How to Boost CPU Performance
A basic CPU can work well when running simple cycles. But you can employ multiple strategies that boost its performance such as:
Improving the Instruction Cycle
In the past, CPUs were designed to work on one task at a time. That amounted to wasted time if tasks could be done simultaneously. To fix the problem, CPU manufacturers decided to make parts of the instruction cycle overlap to make computers work faster. That allowed users to use different parts of the CPU at the same time.
Another method that boosted CPU performance was hyperthreading. This process allowed a single processor to work like two CPUs. It does so by providing two data and instruction streams for each instruction cycle. In this case, if one execution stalls, the second one continues the processing.

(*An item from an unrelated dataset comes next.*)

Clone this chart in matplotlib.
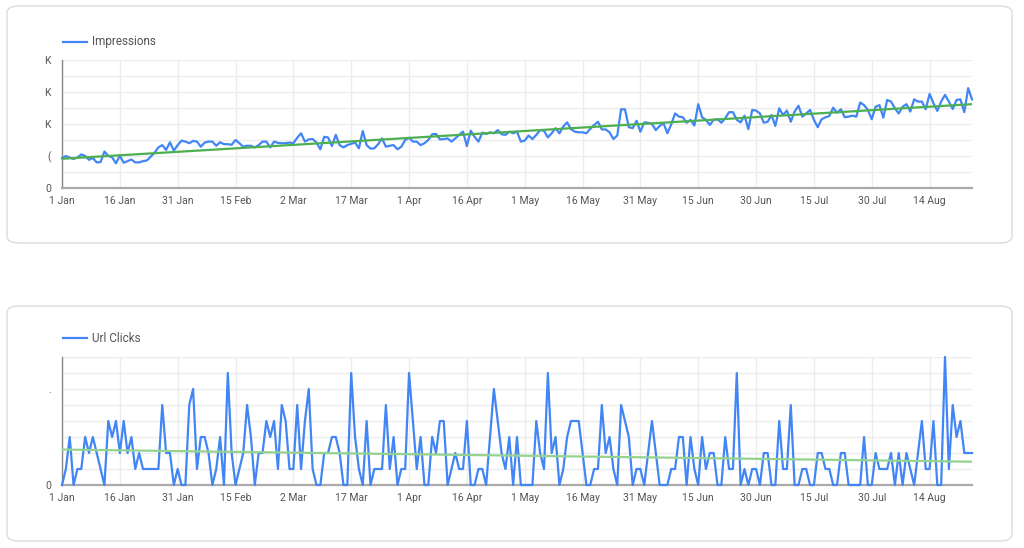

How Far Have Today’s CPUs Come?
Today, CPUs are not only better. They differ by so much from what they were in the past. Not only have processors become much smaller, they also perform faster. The introduction of multiple-core chips allowed CPUs to work at clock speed and perform multiple tasks simultaneously. Regular CPUs of today can have as many as 16 cores and 32 threads. They can reach speeds of 4.9GHz that peak at 5.3GHz. That’s a massive improvement from the first microprocessor, Intel 4004, which had a clock speed of 740kHz.
The CPU has definitely evolved and improved throughout the years. Today’s computers now come with immense processing power, allowing users to carry out a host of operations simultaneously without crashing.